All Moon rocks originated through hightemperature processes with little or no involvement with water. They are roughly divisible into three types: basalts, anorthosites, and breccias.

Basalts are dark lava rocks that fill mare basins; they generally resemble, but are much older than, lavas that comprise the oceanic crust of Earth. Anorthosites are light rocks that form the ancient highlands; they generally resemble, but are much older than, the most ancient rocks on Earth. Breccias are composite rocks formed from all other rock types through crushing, mixing, and sintering during meteorite impacts. The Moon has no sandstones, shales, or limestones such as testify to the importance of water-borne processes on Earth.

Early in its history, the Moon was melted to great depths to form a "magma ocean". The lunar highlands contain the remnants of early, low density rocks that floated to the surface of the magma ocean.

The lunar highlands were formed about 4.4-4.6 billion years ago by floatation of an early, feldsparrich crust on a magma ocean that covered the Moon to a depth of many tens of kilometers or more. Innumerable meteorite impacts through geologic time reduced much of the ancient crust to arcuate mountain ranges between basins.

The lunar magma ocean was followed by a series of huge asteroid impacts that created basins which were later filled by lava flows.

The large, dark basins such as Mare Imbrium are gigantic impact craters, formed early in lunar history, that were later filled by lava flows about 3.2-3.9 billion years ago. Lunar volcanism occurred mostly as lava floods that spread horizontally; volcanic fire fountains produced deposits of orange and emeraldgreen glass beads.

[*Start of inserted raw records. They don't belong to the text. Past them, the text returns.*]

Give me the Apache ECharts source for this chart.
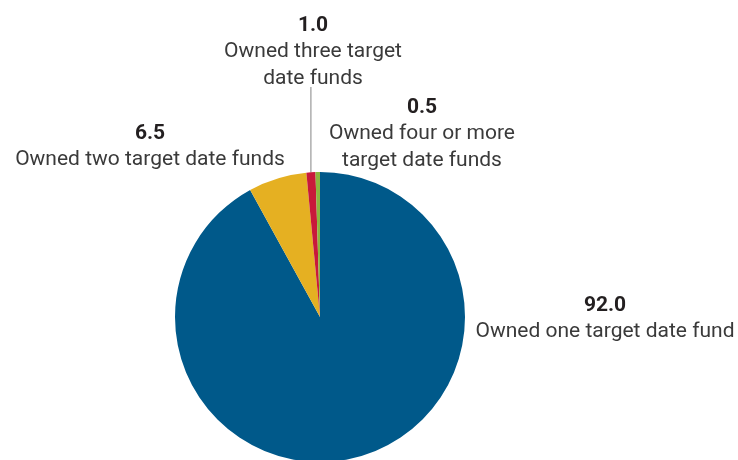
<!DOCTYPE html>
<html>
<head>
<meta charset="utf-8">
<script src="https://cdn.jsdelivr.net/npm/echarts@6/dist/echarts.min.js"></script>
<style>html,body{margin:0;padding:0;background:#fff}#c{width:738px;height:460px}</style>
</head>
<body>
<div id="c"></div>
<script>
const categories = [
  "Owned one target date fund",
  "Owned two target date funds",
  "Owned three target\ndate funds",
  "Owned four or more\ntarget date funds"
];
const values = [92.0, 6.5, 1.0, 0.5];
const colors = ["#00598a", "#e5b022", "#c8193a", "#8cb63f"];

// label placement (center x, top y) per slice
const labelPos = [[605, 292], [150, 120], [313, 12], [422, 94]];

const chart = echarts.init(document.getElementById('c'));
chart.setOption({
  animation: false,
  series: [{
    type: 'pie',
    center: [320, 317],
    radius: [0, 145],
    startAngle: 90,
    clockwise: true,
    avoidLabelOverlap: false,
    itemStyle: { borderWidth: 0 },
    data: values.map((v, i) => ({
      value: v,
      name: categories[i],
      itemStyle: { color: colors[i] },
      labelLine: { show: i === 2, lineStyle: { color: '#999', width: 1.2 } }
    })),
    label: {
      show: true,
      position: 'outside',
      formatter: p => '{v|' + p.value.toFixed(1) + '}\n{n|' + p.name.split('\n').join('}\n{n|') + '}',
      rich: {
        v: { fontFamily: 'Roboto', fontWeight: 'bold', fontSize: 21, lineHeight: 26.5, color: '#231f20', align: 'center' },
        n: { fontFamily: 'Roboto', fontSize: 21, lineHeight: 26.5, color: '#3a3a3a', align: 'center' }
      }
    },
    labelLine: { show: false, length: 10, length2: 0 },
    labelLayout: function (params) {
      const i = params.dataIndex;
      const out = { x: labelPos[i][0], y: labelPos[i][1], align: 'center', verticalAlign: 'top', hideOverlap: false, moveOverlap: null };
      if (i === 2 && params.labelLinePoints) {
        const s = params.labelLinePoints[0];
        const bottom = labelPos[i][1] + params.labelRect.height + 1;
        out.labelLinePoints = [[s[0], s[1]], [s[0], bottom], [s[0], bottom]];
      }
      return out;
    }
  }]
});
</script>
</body>
</html>
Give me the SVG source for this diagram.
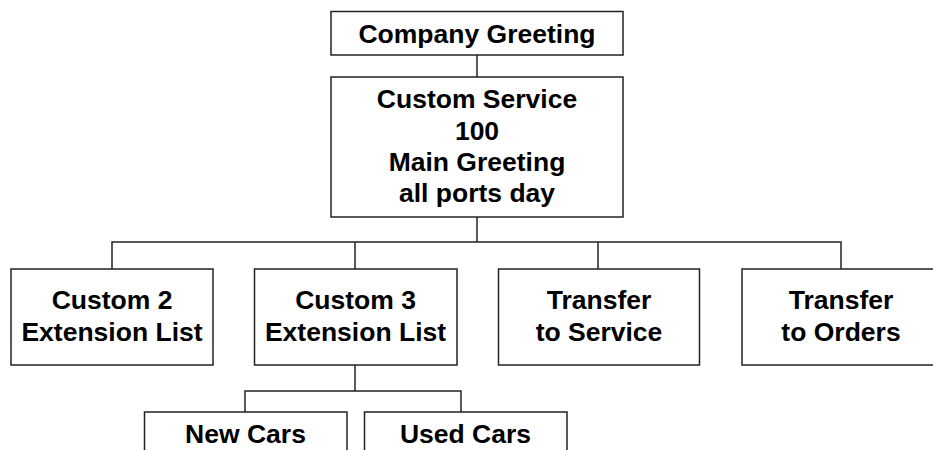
<svg xmlns="http://www.w3.org/2000/svg" width="933" height="450" viewBox="0 0 933 450">
<style>
.box{fill:#fff;stroke:#222;stroke-width:1.5}
.lbl{font-family:"Liberation Sans",Arial,Helvetica,sans-serif;font-weight:bold;font-size:26.5px;fill:#000;text-anchor:middle}
.conn{fill:none;stroke:#222;stroke-width:1.5}
</style>
<rect width="933" height="450" fill="#fff"/>
<g id="connectors" class="conn">
<path d="M477 55V77"/>
<path d="M477 217V242"/>
<path d="M112 269V242H841V269"/>
<path d="M355 242V269"/>
<path d="M598 242V269"/>
<path d="M355 365V391"/>
<path d="M245 412V391H461V412"/>
</g>
<g id="company-greeting">
<rect class="box" x="331" y="11.5" width="292" height="43.5"/>
<text class="lbl" x="477" y="43">Company Greeting</text>
</g>
<g id="custom-service">
<rect class="box" x="331" y="77" width="292" height="140"/>
<text class="lbl" x="477" y="108">Custom Service</text>
<text class="lbl" x="477" y="139.5">100</text>
<text class="lbl" x="477" y="171">Main Greeting</text>
<text class="lbl" x="477" y="202">all ports day</text>
</g>
<g id="custom2">
<rect class="box" x="11" y="269" width="202" height="96"/>
<text class="lbl" x="112" y="308.5">Custom 2</text>
<text class="lbl" x="112" y="340.5">Extension List</text>
</g>
<g id="custom3">
<rect class="box" x="254.5" y="269" width="202.5" height="96"/>
<text class="lbl" x="355.5" y="308.5">Custom 3</text>
<text class="lbl" x="355.5" y="340.5">Extension List</text>
</g>
<g id="transfer-service">
<rect class="box" x="498.5" y="269" width="201" height="96"/>
<text class="lbl" x="599" y="308.5">Transfer</text>
<text class="lbl" x="599" y="340.5">to Service</text>
</g>
<g id="transfer-orders">
<rect class="box" x="742" y="269" width="200" height="96"/>
<text class="lbl" x="841" y="308.5">Transfer</text>
<text class="lbl" x="841" y="340.5">to Orders</text>
</g>
<g id="new-cars">
<rect class="box" x="144.5" y="412" width="202.5" height="50"/>
<text class="lbl" x="245.5" y="443">New Cars</text>
</g>
<g id="used-cars">
<rect class="box" x="364.5" y="412" width="202.5" height="50"/>
<text class="lbl" x="465.5" y="443">Used Cars</text>
</g>
</svg>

The Moon is slightly asymmetrical in bulk form, possibly as a consequence of its evolution under Earth's gravitational influence. Its crust is thicker on the far side, while most volcanic basins - and unusual mass concentrations - occur on the near side.

Mass is not distributed uniformly inside the Moon. Large mass concentrations ("Mascons") lie beneath the surface of many large lunar basins and probably represent thick accumulations of dense lava. Relative to its geometric center, the Moon's center of mass is displaced toward the Earth by several kilometers.

The surface of the Moon is covered by a rubble pile of rock fragments and dust, called the lunar regolith, that contains a unique radiation history of the sun which is of importance to understanding climate changes on Earth.

The regolith was produced by innumerable meteorite impacts through geologic time. Surface rocks and mineral grains are distinctively enriched in chemical elements and isotopes impacted by solar radiation. As such, the Moon has recorded four billion years of the Sun's history to a degree of completeness that we are unlikely to find elsewhere.